They say that men are from Mars and women are from Venus.
There are numerous ways that this can be demonstrated in our
house.
I like coming home from work and having my dinner, he likes
grazing all evening and at no point eating a proper meal.
At weekends, I like staying in bed late and then getting up
for the day, he likes getting up before daybreak and then going back to bed for
an extra little sleep in the afternoon.
I think money is meant to be spent, as quickly as possible,
before bills and overdrafts take it all.
He thinks responsible people try to save some money and never buy things
they won't use. And never ever get
into overdraft in the first place.
But one of the biggest differences in my house has to be the
television we watch. And I'm supposed to be lucky. His Nibs doesn't watch sport, other than the infernal GAA that takes up every Sunday from May to September.
Once the All Ireland is over, I tend to relax and think it's all over at last, and we can go back to normal television rules. Except there are no normal television rules.
I record Eastenders, I admit it. I also watch QI and Downton Abbey. And numerous re-runs of old comedies. Not always good ones. He records Boardwalk Empire, fair enough, and
from then things go downhill.
Storage Wars.
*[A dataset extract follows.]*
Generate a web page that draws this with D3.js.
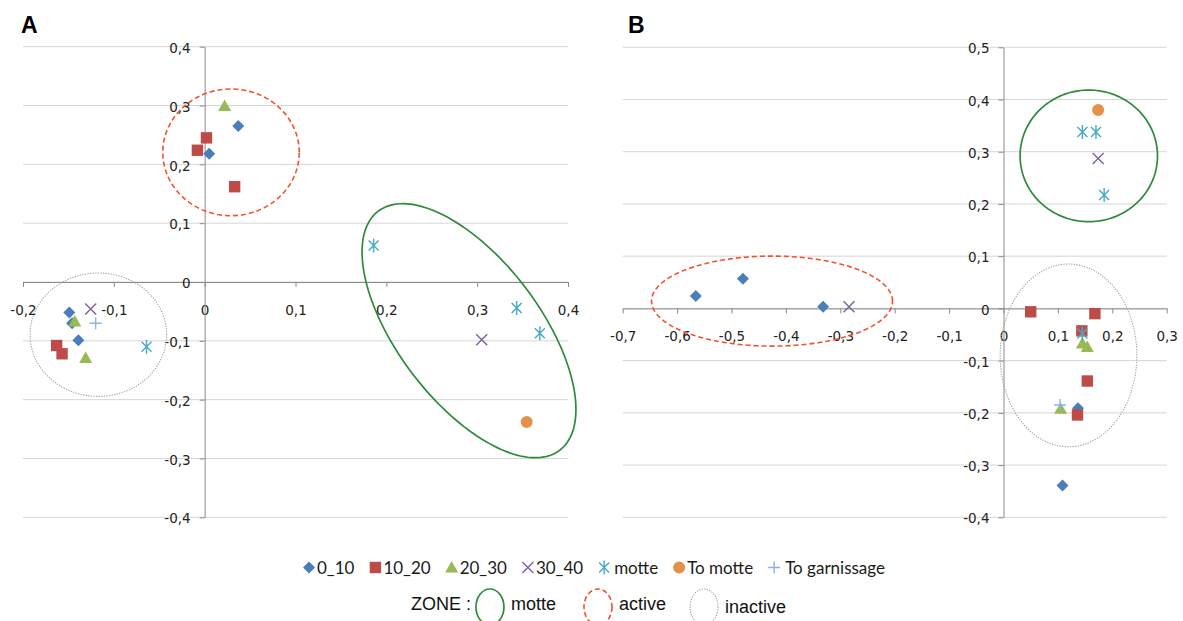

In the
name of all that was ever good, why would anybody watch this awful programme? In case you haven’t watched it, the premise
of the programme is that people go to storage unit sales, and buy the contents
of the units unseen. I can only assume
that the people who own the contents are dead or in jail or too broke to pay
the locker rental anymore. So the
participants in the programme, who do this for a living, spend hundreds and
hundreds on the mysterious lockers, and then empty out the contents , sell
everything that’s sellable, and try to make their money back. There’s loads of people trying to bid more
than each other, but not bid too much, and the competition is absolutely
fierce.
His Nibs loves it. It
makes me want to eat my own fists.
Then there’s Air Crash Investigation, when we sit watching
analysis of the reasons why innocent people get mangled on a simple flight home
from their holidays. I normally sit in
horrified silence and try to read a book or something.
His Nibs stores all the information in his head and
entertains me with it the next time we take a long flight.
Rattlesnake Republic is about a group of people who wander
around the Southern states of America looking for rattlesnakes, risking life
and limb to put the poor things into bags, and then sell them for their
skin. The one time I watched it a ninety
five year old woman went up a mountain with a group of snake hunters and almost
gave herself a cardiac arrest in the midday sun. I swear I’m not making this up. Armed with just a stick, she helped these
enormous men find a nest of snakes and bring them off to a seller to have their
heads attached to cowboy hats and the rest of them made into boots.
It’s repulsive, to be honest.
And I’m sure most people have seen Banged Up Abroad, where the
horrific prison stories of both guilty and innocent Westerners in prisons far
away are spiced up with reconstructions of vicious beatings, and on
one horrific occasion, a man being gang raped by the prison guards.
One recent evening, we arrived home from work and I sneaked into
the living room before he did. He came
in to Eastenders, where, as usual, everyone was either shouting or crying.
I tried telling him that we’d be following Eastenders up
with a dose of Downton Abbey, and a biography of a famous writer. Or maybe a DVD box set, one of my favourite
things. It drives His Nibs bonkers, I
start at the beginning of the series, and then watch one episode after the
other until bedtime. Even if I start at
five in the evening.
He nearly had a conniption fit when I told him my plans for
the evening. We had a short but vicious
fight, which involved him storming that fine then, he’d just go to bed. Then I snarled that he needn’t bother, I’d go
to bed, and he could have his bloody television. But he wouldn’t give in.
So eventually we both went to bed sulking. To the same bed. Where we lay back to back, not speaking, and
the television had a lovely night off for itself.